Directive —
Skip the pictures. Set down, word for word, the lines from the start of the material up to and including the line with "fig.patch.set_facecolor('white')".

BEGIN Records for this exercise

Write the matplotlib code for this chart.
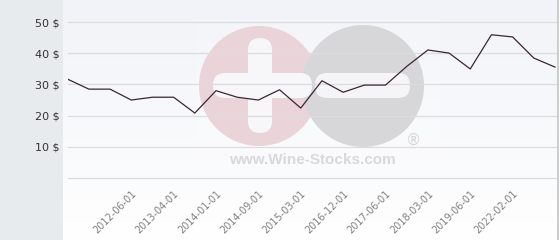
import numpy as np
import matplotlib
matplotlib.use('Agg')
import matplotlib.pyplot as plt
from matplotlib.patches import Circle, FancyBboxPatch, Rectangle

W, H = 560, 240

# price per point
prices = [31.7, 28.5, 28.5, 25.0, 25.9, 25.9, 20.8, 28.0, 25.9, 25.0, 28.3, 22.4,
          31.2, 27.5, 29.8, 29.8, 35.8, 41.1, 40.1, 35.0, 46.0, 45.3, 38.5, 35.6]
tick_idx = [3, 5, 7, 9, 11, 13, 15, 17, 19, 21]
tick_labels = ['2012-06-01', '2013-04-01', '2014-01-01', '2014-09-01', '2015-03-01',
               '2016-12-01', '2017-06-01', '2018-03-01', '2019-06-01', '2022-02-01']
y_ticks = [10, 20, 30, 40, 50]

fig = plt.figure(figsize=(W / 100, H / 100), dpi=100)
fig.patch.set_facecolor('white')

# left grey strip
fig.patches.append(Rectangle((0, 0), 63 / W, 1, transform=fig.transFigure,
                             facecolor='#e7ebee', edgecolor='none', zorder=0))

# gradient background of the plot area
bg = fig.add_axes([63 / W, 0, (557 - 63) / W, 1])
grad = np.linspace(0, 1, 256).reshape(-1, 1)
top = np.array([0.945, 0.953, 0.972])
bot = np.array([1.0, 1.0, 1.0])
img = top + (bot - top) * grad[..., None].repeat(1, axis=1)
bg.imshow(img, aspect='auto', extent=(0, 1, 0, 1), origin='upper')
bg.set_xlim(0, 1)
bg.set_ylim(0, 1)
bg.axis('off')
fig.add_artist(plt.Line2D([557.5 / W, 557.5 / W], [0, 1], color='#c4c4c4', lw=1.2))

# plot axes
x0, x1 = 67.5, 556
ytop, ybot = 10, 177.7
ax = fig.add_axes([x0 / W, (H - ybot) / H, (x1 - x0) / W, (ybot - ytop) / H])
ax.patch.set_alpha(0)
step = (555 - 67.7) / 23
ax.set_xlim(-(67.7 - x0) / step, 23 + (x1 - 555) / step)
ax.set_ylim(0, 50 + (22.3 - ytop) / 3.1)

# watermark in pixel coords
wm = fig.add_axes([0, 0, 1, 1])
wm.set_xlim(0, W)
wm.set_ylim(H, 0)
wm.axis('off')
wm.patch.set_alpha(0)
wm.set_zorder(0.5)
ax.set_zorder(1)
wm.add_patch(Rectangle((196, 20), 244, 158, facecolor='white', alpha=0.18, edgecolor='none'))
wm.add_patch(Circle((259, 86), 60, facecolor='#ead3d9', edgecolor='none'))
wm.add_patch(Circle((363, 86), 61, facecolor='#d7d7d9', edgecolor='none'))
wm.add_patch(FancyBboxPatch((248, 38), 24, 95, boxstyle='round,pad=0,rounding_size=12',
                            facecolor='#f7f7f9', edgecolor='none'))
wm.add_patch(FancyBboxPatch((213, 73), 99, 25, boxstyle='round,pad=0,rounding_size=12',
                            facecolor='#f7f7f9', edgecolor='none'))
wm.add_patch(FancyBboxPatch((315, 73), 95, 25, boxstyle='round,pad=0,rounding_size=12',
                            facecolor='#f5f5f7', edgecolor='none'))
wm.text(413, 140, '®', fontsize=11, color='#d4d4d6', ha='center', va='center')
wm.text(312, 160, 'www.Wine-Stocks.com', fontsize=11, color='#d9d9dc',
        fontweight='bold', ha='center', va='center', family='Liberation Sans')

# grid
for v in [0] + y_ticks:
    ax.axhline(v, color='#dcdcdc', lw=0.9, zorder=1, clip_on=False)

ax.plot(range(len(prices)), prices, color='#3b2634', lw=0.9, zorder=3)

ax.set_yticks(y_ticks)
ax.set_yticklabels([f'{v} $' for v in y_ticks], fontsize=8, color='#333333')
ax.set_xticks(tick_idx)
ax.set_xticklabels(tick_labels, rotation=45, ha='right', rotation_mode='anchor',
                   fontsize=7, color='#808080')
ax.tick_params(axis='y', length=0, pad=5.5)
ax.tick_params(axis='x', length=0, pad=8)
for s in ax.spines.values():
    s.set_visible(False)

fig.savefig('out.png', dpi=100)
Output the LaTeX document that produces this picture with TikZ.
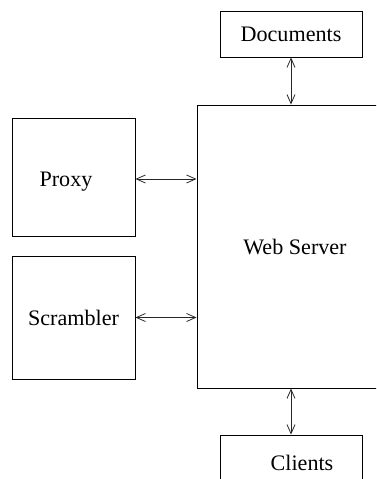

END Records for this exercise

Exercise answer —
Write the matplotlib code for this chart.
import numpy as np
import matplotlib
matplotlib.use('Agg')
import matplotlib.pyplot as plt
from matplotlib.patches import Circle, FancyBboxPatch, Rectangle

W, H = 560, 240

# price per point
prices = [31.7, 28.5, 28.5, 25.0, 25.9, 25.9, 20.8, 28.0, 25.9, 25.0, 28.3, 22.4,
          31.2, 27.5, 29.8, 29.8, 35.8, 41.1, 40.1, 35.0, 46.0, 45.3, 38.5, 35.6]
tick_idx = [3, 5, 7, 9, 11, 13, 15, 17, 19, 21]
tick_labels = ['2012-06-01', '2013-04-01', '2014-01-01', '2014-09-01', '2015-03-01',
               '2016-12-01', '2017-06-01', '2018-03-01', '2019-06-01', '2022-02-01']
y_ticks = [10, 20, 30, 40, 50]

fig = plt.figure(figsize=(W / 100, H / 100), dpi=100)
fig.patch.set_facecolor('white')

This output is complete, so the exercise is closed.